## begin

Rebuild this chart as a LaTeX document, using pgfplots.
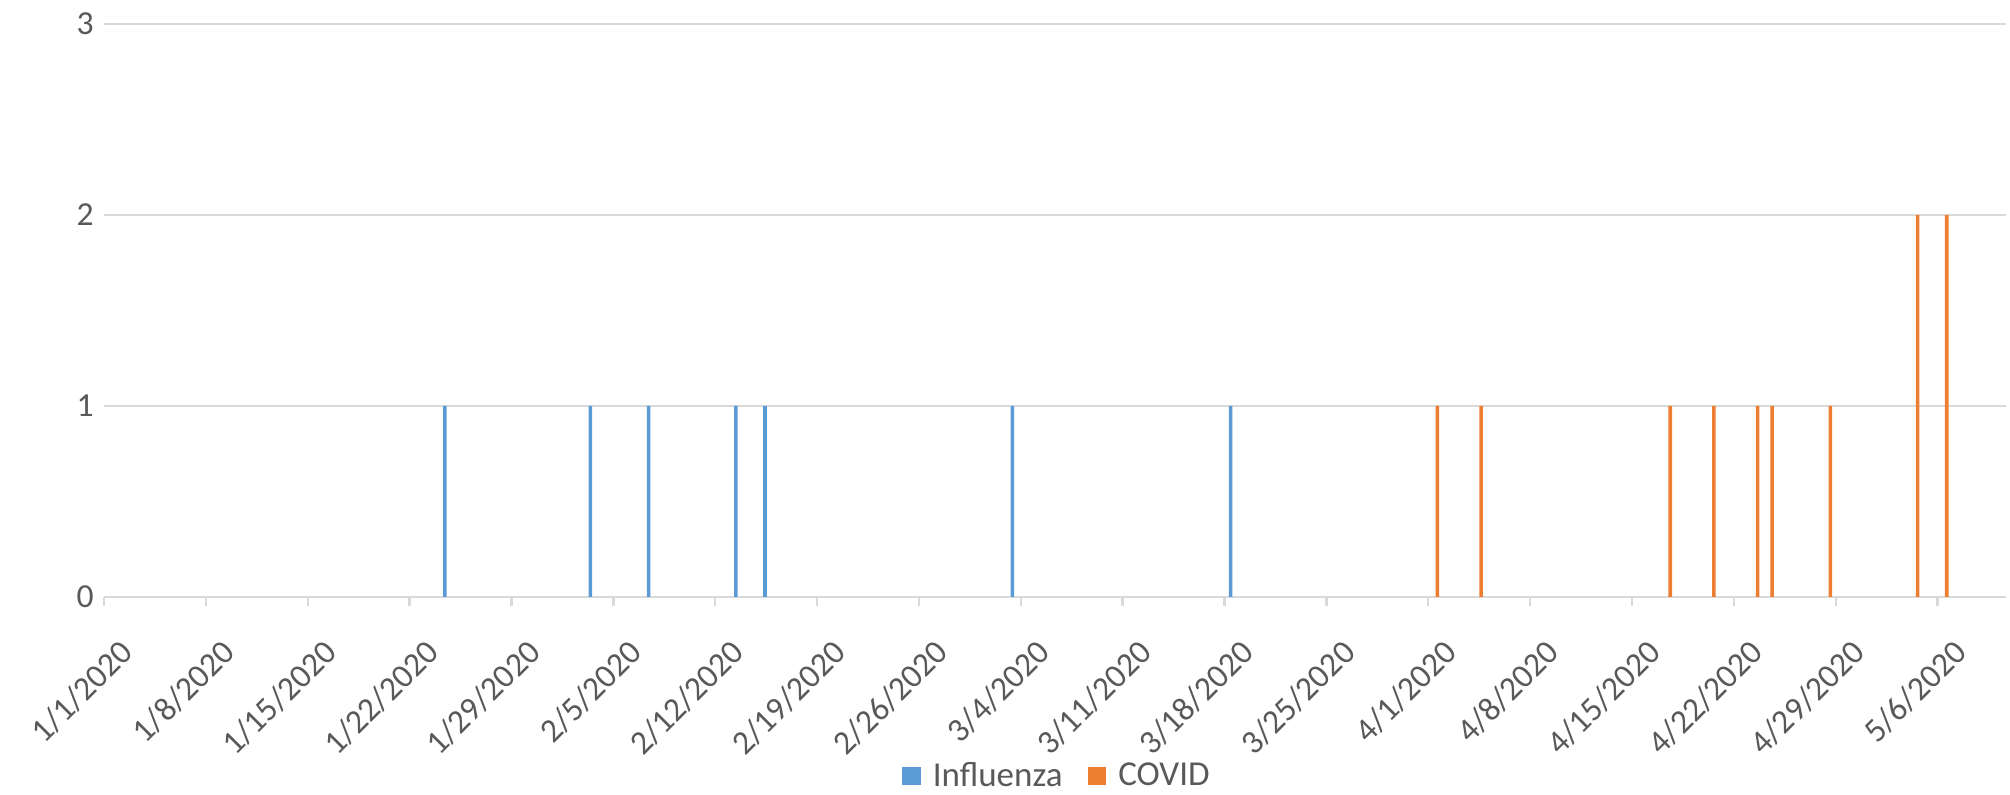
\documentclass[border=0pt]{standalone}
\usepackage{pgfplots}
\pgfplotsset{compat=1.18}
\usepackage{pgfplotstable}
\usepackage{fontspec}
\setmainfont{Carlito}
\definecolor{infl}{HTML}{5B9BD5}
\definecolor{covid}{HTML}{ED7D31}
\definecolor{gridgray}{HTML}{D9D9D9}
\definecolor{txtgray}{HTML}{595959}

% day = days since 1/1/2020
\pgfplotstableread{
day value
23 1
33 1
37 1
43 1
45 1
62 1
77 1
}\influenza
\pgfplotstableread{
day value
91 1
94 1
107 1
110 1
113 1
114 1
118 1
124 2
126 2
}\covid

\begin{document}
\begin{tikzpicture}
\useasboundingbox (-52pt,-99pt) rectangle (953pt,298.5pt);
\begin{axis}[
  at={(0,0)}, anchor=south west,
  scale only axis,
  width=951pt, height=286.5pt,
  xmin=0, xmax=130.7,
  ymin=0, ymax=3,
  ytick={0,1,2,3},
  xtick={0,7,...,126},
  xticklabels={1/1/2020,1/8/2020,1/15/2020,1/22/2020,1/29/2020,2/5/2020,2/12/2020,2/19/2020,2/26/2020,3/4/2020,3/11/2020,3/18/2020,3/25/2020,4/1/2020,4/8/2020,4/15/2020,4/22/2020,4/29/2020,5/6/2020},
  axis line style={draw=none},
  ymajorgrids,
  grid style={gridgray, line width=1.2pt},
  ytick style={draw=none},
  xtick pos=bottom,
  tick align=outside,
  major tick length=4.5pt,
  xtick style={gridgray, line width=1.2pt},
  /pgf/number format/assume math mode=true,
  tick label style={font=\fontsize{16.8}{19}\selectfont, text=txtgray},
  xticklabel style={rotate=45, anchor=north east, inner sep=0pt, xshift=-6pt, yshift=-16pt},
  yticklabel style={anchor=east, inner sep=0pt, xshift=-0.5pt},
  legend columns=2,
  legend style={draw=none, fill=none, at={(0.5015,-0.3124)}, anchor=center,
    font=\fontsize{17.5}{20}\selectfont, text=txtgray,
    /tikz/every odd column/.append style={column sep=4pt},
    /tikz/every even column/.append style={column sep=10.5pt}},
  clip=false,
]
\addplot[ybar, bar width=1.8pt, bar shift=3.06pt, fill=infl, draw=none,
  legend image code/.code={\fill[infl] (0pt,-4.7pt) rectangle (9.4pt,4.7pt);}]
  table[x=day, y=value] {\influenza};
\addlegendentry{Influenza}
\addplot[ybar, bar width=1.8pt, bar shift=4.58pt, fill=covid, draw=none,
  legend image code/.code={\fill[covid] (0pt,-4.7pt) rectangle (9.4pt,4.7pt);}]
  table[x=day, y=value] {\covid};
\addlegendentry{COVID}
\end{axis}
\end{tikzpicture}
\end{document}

## end

• _Work to do_
Copy the data word for word. Pictures do not go in the copy.

• _Solution for this problem_
Rebuild this chart as a LaTeX document, using pgfplots.
\documentclass[border=0pt]{standalone}
\usepackage{pgfplots}
\pgfplotsset{compat=1.18}
\usepackage{pgfplotstable}
\usepackage{fontspec}
\setmainfont{Carlito}
\definecolor{infl}{HTML}{5B9BD5}
\definecolor{covid}{HTML}{ED7D31}
\definecolor{gridgray}{HTML}{D9D9D9}
\definecolor{txtgray}{HTML}{595959}

% day = days since 1/1/2020
\pgfplotstableread{
day value
23 1
33 1
37 1
43 1
45 1
62 1
77 1
}\influenza
\pgfplotstableread{
day value
91 1
94 1
107 1
110 1
113 1
114 1
118 1
124 2
126 2
}\covid

\begin{document}
\begin{tikzpicture}
\useasboundingbox (-52pt,-99pt) rectangle (953pt,298.5pt);
\begin{axis}[
  at={(0,0)}, anchor=south west,
  scale only axis,
  width=951pt, height=286.5pt,
  xmin=0, xmax=130.7,
  ymin=0, ymax=3,
  ytick={0,1,2,3},
  xtick={0,7,...,126},
  xticklabels={1/1/2020,1/8/2020,1/15/2020,1/22/2020,1/29/2020,2/5/2020,2/12/2020,2/19/2020,2/26/2020,3/4/2020,3/11/2020,3/18/2020,3/25/2020,4/1/2020,4/8/2020,4/15/2020,4/22/2020,4/29/2020,5/6/2020},
  axis line style={draw=none},
  ymajorgrids,
  grid style={gridgray, line width=1.2pt},
  ytick style={draw=none},
  xtick pos=bottom,
  tick align=outside,
  major tick length=4.5pt,
  xtick style={gridgray, line width=1.2pt},
  /pgf/number format/assume math mode=true,
  tick label style={font=\fontsize{16.8}{19}\selectfont, text=txtgray},
  xticklabel style={rotate=45, anchor=north east, inner sep=0pt, xshift=-6pt, yshift=-16pt},
  yticklabel style={anchor=east, inner sep=0pt, xshift=-0.5pt},
  legend columns=2,
  legend style={draw=none, fill=none, at={(0.5015,-0.3124)}, anchor=center,
    font=\fontsize{17.5}{20}\selectfont, text=txtgray,
    /tikz/every odd column/.append style={column sep=4pt},
    /tikz/every even column/.append style={column sep=10.5pt}},
  clip=false,
]
\addplot[ybar, bar width=1.8pt, bar shift=3.06pt, fill=infl, draw=none,
  legend image code/.code={\fill[infl] (0pt,-4.7pt) rectangle (9.4pt,4.7pt);}]
  table[x=day, y=value] {\influenza};
\addlegendentry{Influenza}
\addplot[ybar, bar width=1.8pt, bar shift=4.58pt, fill=covid, draw=none,
  legend image code/.code={\fill[covid] (0pt,-4.7pt) rectangle (9.4pt,4.7pt);}]
  table[x=day, y=value] {\covid};
\addlegendentry{COVID}
\end{axis}
\end{tikzpicture}
\end{document}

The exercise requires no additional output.